LE SOCIOFINANCEMENT S’IMPOSE
Le sociofinancement s’impose de plus en plus dans les milieux entrepreneurial et artistique au Nouveau-Brunswick. Capital de démarrage, publicité, rétroaction des clients; bon nombre de créateurs y trouvent leur compte.
Après des mois de travail, de rencontres, de tests et de préparatifs, Marcel LeBlanc et ses partenaires, Derek Martin et Mario Leblanc, étaient enfin prêts à plonger.
Le 15 novembre en soirée, ces jeunes entrepreneurs derrière le «Tuxy» – qu’ils présentent comme la grenouillère (onesie en anglais) la plus confortable au monde – ont lancé leur campagne de sociofinancement sur la plateforme en ligne Kickstarter.
Vingt-quatre heures plus tard, ils avaient déjà atteint leur objectif de 15 000$. Depuis, ils ont convaincu plus de 300 contributeurs de leur verser plus 42 000$ en échange de «Tuxy» à rabais et de vêtements promotionnels.
«Ça a été plus vite qu’on pensait. Mais ça fait longtemps qu’on met beaucoup de travail», explique Marcel LeBlanc en entrevue avec l’Acadie Nouvelle.
Selon lui, cette campagne a permis d’accomplir plusieurs choses. Évidemment, les dizaines de milliers de dollars récoltés permettent de réduire le risque financier encouru par les cofondateurs de l’entreprise. Mais ce n’est pas tout.
«Du côté de la validation, c’était énorme. Pour nous, la grande question était “est-ce que les gens vont être prêts à mettre leur carte de crédit et payer cent quelques dollars pour avoir ce produit-ci après avoir seulement vu une photo et une vidéo?”»
Si l’aventure Kickstarter n’avait pas été concluante et que les consommateurs n’avaient pas été au rendez-vous, ils seraient alors retournés à la table à dessin afin de trouver une nouvelle approche, ditil.
LES INVESTISSEURS
Le sociofinancement permet aussi d’éviter de perdre le contrôle d’un projet dès son début.
«Si notre première commande nous avait coûté beaucoup plus cher que ce que l’on était prêts à mettre, on aurait dû aller chercher des investisseurs. Et là, les investisseurs obtiennent du contrôle», note Marcel LeBlanc.
Il ne nie pas que l’aide d’investisseurs est nécessaire au démarrage de bon nombre d’entreprises. Mais selon lui, cette approche peut rendre difficile le passage à la vitesse supérieure dans certains cas.

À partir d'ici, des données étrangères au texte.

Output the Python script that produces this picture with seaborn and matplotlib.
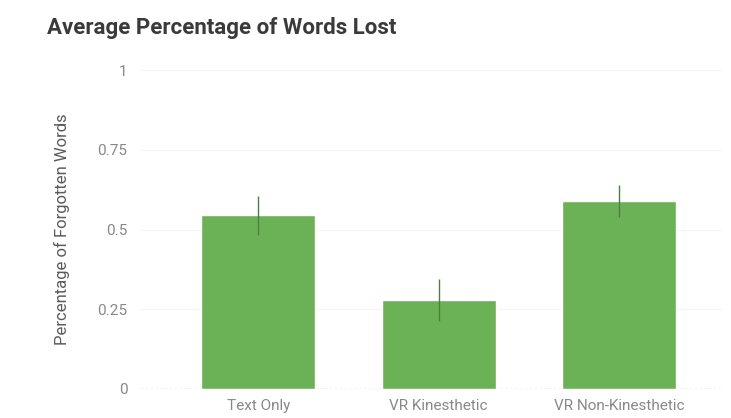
import matplotlib
matplotlib.use("Agg")
import matplotlib.pyplot as plt
import seaborn as sns
import pandas as pd

# Chart data
conditions = ["Text Only", "VR Kinesthetic", "VR Non-Kinesthetic"]
mean_lost = [0.544, 0.280, 0.588]
error_lost = [0.062, 0.066, 0.050]
y_ticks = [0, 0.25, 0.5, 0.75, 1]
y_tick_labels = ["0", "0.25", "0.5", "0.75", "1"]

sns.set_theme(style="white")
plt.rcParams["font.family"] = ["Roboto", "DejaVu Sans"]

df = pd.DataFrame({"condition": conditions, "lost": mean_lost})

fig = plt.figure(figsize=(7.31, 4.18), dpi=100)
ax = fig.add_axes([140 / 731, 1 - 389 / 418, 582 / 731, (389 - 70) / 418])

sns.barplot(data=df, x="condition", y="lost", color="#6bb257", saturation=1,
            width=0.63, errorbar=None, ax=ax, zorder=2)
ax.errorbar(range(len(conditions)), mean_lost, yerr=error_lost, fmt="none",
            ecolor="#4f7d3e", elinewidth=1.0, capsize=0, zorder=3)

ax.set_ylim(0, 1)
ax.set_xlim(-0.655, 2.57)
ax.set_yticks(y_ticks)
ax.set_yticklabels(y_tick_labels)
for y in y_ticks[1:]:
    ax.axhline(y, color="#f5f5f5", lw=0.8, zorder=0)
ax.axhline(0, color="#c4c4c4", lw=1.0, ls=(0, (2, 1.5)), zorder=4)

for s in ax.spines.values():
    s.set_visible(False)
ax.tick_params(axis="both", length=0, colors="#888888", labelsize=11)
ax.tick_params(axis="y", pad=9)
ax.tick_params(axis="x", pad=7)
ax.set_xlabel("")
ax.set_ylabel("Percentage of Forgotten Words", fontsize=12, color="#5a5a5a", labelpad=20)

fig.text(47 / 731, 1 - 28 / 418, "Average Percentage of Words Lost", fontsize=16,
         fontweight="bold", color="#3a3a3a", va="center", ha="left")

fig.savefig("out.png", dpi=100, facecolor="white")
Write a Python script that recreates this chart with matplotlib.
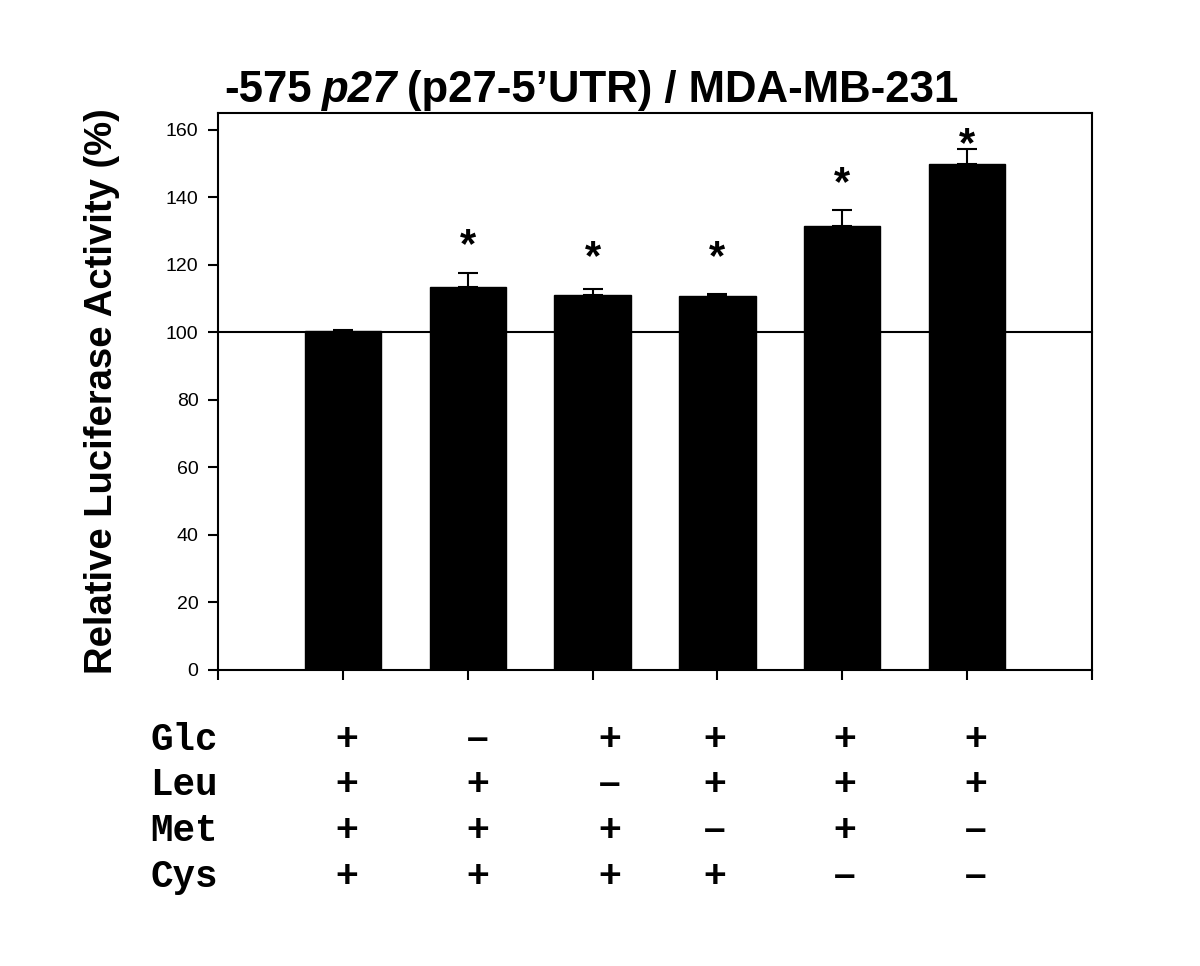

Par exemple, si un projet connaît une croissance fulgurante et que les gens qui le pilotent se retrouvent devant des investisseurs majeurs, notamment en participant à l’émission télévisée Dragons’ Den (ou son pendant francophone Dans l’oeil du dragon), ils ont intérêt à ne pas avoir déjà vendu une bonne partie de leurs parts à de nombreux partenaires.
«Si tu te rends là, la première question qu’ils vont te poser, c’est «tu as combien de partenaires?” Si l’on a des investisseurs, qu’on a ramassé 20 000$ ici et 20 000$ là, que l’on est déjà rendus à 10 partenaires, ils (les investisseurs majeurs) ne seront plus intéressés.»
En effectuant la prévente de leurs «Tuxy» à des consommateurs grâce à leur campagne Kickstarter, Marcel LeBlanc et ses comparses réussissent en quelque sorte à garder le beurre et l’argent du beurre.
«C’est autant un coup de marketing qu’un coup de financement.»
Il n’y a pas que les toutes nouvelles entreprises qui se tournent vers le sociofinancement. Certains gens d’affaires qui sont déjà sur leur erre d’aller s’en servent aussi pour diversifier leurs activités.
C’est ce qu’a fait Fredéric Laforge, de Moncton, du marché des fermiers mobile Farmers’ Truck. Cet automne, il a lancé une campagne sur la plateforme Indiegogo afin de financer le lancement d’un service de vente en ligne avec livraison à domicile.
Le jeu en a valu la chandelle. Son objectif était d’aller chercher 5000$. Il a réussi à récolter 6450$ de la part de 44 donateurs en échange d’abonnements de durées diverses.
Fredéric Laforge trouve cette avenue intéressante pour quelques raisons.
«Tu partages ça, la communauté commence à la partager. La force de la communauté internet se met ensemble pour appuyer des projets qui seraient bien souvent boudés par les banques.»
Dans le cas de sa campagne Indiegogo, la somme collectée n’est pas faramineuse. Mais le Farmers’ Truck y a gagné bien plus que de l’argent, dit-il.
«C’est autant un coup de marketing qu’un coup de financement. C’est la même chose avec Dragons’ Den. Tu ne vas pas nécessairement là pour du financement. Tu vas là pour que ton produit soit à la télévision. C’est un peu le même concept.»